Highly thermoconductive copper-graphite flake composites controlled in the heat direction by electroless plating and spark plasma sintering

Abstract

The miniaturization and high performance of electronic components has increased the amount of heat generated by these devices. Copper (Cu)/carbon composites are gaining attention as heat sink material; however, these composites are limited by the weak interface bonding. To overcome these problems, Cu was deposited on a graphite flake (GF) surface by electroless plating to increase interfacial bonding between Cu and graphite, and the composite materials were then consolidated by spark plasma sintering. The Cu content was varied from 20 to 60 wt% to investigate the effect of the graphite fraction and microstructure on the thermal conductivity of the composites.

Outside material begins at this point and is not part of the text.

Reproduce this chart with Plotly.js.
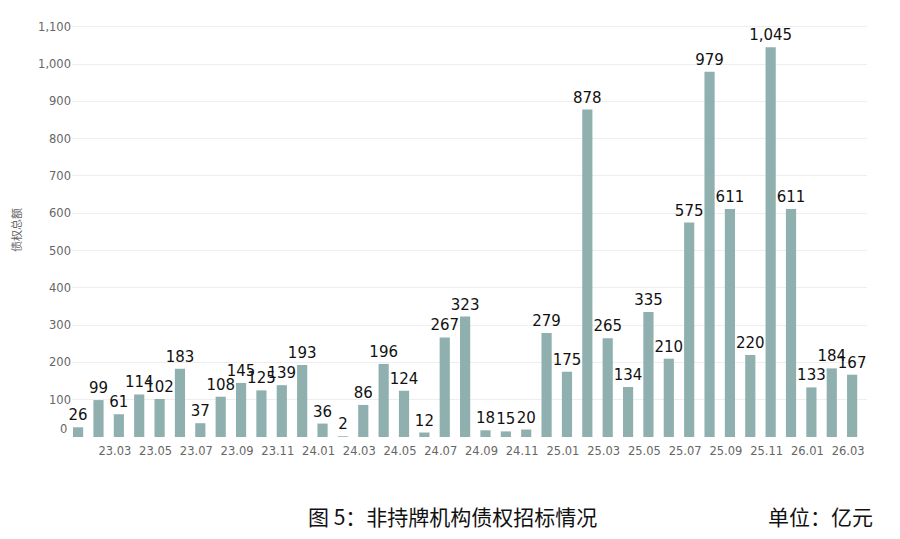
<!DOCTYPE html>
<html>
<head>
<meta charset="utf-8">
<script src="https://cdn.plot.ly/plotly-3.0.1.min.js"></script>
<style>
html,body{margin:0;padding:0;background:#fff;}
#chart{width:900px;height:539px;}
</style>
</head>
<body>
<div id="chart"></div>
<script>
const months = [
  "23.01","23.02","23.03","23.04","23.05","23.06","23.07","23.08","23.09","23.10","23.11","23.12",
  "24.01","24.02","24.03","24.04","24.05","24.06","24.07","24.08","24.09","24.10","24.11","24.12",
  "25.01","25.02","25.03","25.04","25.05","25.06","25.07","25.08","25.09","25.10","25.11","25.12",
  "26.01","26.02","26.03"
];
const amounts = [
  26, 99, 61, 114, 102, 183, 37, 108, 145, 125, 139, 193,
  36, 2, 86, 196, 124, 12, 267, 323, 18, 15, 20, 279,
  175, 878, 265, 134, 335, 210, 575, 979, 611, 220, 1045, 611,
  133, 184, 167
];
const xTickLabels = [
  "23.03","23.05","23.07","23.09","23.11","24.01","24.03","24.05","24.07","24.09","24.11",
  "25.01","25.03","25.05","25.07","25.09","25.11","26.01","26.03"
];
const yTicks = [0,100,200,300,400,500,600,700,800,900,1000,1100];
const yTickText = ["","100","200","300","400","500","600","700","800","900","1,000","1,100"];
const yAxisTitle = "债权总额";
const captionText = "图 5：非持牌机构债权招标情况";
const unitText = "单位：亿元";

const trace = {
  type: "bar",
  x: months,
  y: amounts,
  marker: {color: "#8fb0ae"},
  text: amounts,
  texttemplate: "%{y:,}",
  textposition: "outside",
  constraintext: "none",
  cliponaxis: false,
  textfont: {family: "DejaVu Sans, Verdana, sans-serif", size: 15, color: "#111"},
  hoverinfo: "x+y"
};

const layout = {
  width: 900,
  height: 539,
  margin: {l: 72, r: 33, t: 23, b: 102},
  paper_bgcolor: "#fff",
  plot_bgcolor: "#fff",
  bargap: 0.5,
  showlegend: false,
  font: {family: "DejaVu Sans, Verdana, sans-serif", color: "#666"},
  xaxis: {
    type: "category",
    range: [-0.3, 38.73],
    tickmode: "array",
    tickvals: xTickLabels,
    ticktext: xTickLabels,
    tickfont: {size: 11.5, color: "#666"},
    ticklabelshift: -4,
    ticklabelstandoff: 5,
    showgrid: false,
    showline: false,
    zeroline: false,
    ticks: ""
  },
  yaxis: {
    range: [0, 1110],
    tickmode: "array",
    tickvals: yTicks,
    ticktext: yTickText,
    tickfont: {size: 11.5, color: "#666"},
    gridcolor: "#eeeeee",
    gridwidth: 1,
    zeroline: false,
    showline: false,
    ticks: "",
    title: {text: yAxisTitle, font: {family: "Noto Sans CJK SC", size: 11, color: "#666"}, standoff: 14}
  },
  annotations: [
    {text: "0", xref: "paper", yref: "y", x: 0, y: 0, xanchor: "right", yanchor: "middle", xshift: -3, yshift: 8,
     showarrow: false, font: {family: "DejaVu Sans, Verdana, sans-serif", size: 11.5, color: "#666"}},
    {text: captionText, xref: "paper", yref: "paper", x: (306-72)/795, y: -0.19, xanchor: "left", yanchor: "middle",
     showarrow: false, font: {family: "Noto Sans CJK SC", size: 21, color: "#111"}},
    {text: unitText, xref: "paper", yref: "paper", x: (875-72)/795, y: -0.19, xanchor: "right", yanchor: "middle",
     showarrow: false, font: {family: "Noto Sans CJK SC", size: 21, color: "#111"}}
  ]
};

Plotly.newPlot("chart", [trace], layout, {displayModeBar: false, staticPlot: true});
</script>
</body>
</html>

For 40 wt% Cu/GF composites, the thermal conductivity obtained experimentally was as high as 692 W/m·K, and the coefficient of thermal expansion was 4.12 ppm/K. Cu/GF composites show potential for heat dissipation applications in energy storage and electronics, due to their high thermal conductivity and low thermal expansion coefficient. • Cu/GF composites were prepared by electroless plating and spark plasma sintering. • The orientation of GFs in the composites to the heat flow direction was controlled. • The interfacial bonding between Cu and GF was improved by oxygen functional groups. • The thermal conductivity of 40 wt% Cu/GF composites was highest at 692 W/m·K. • The outstanding thermal properties due to the formation of thermal pathway of GFs.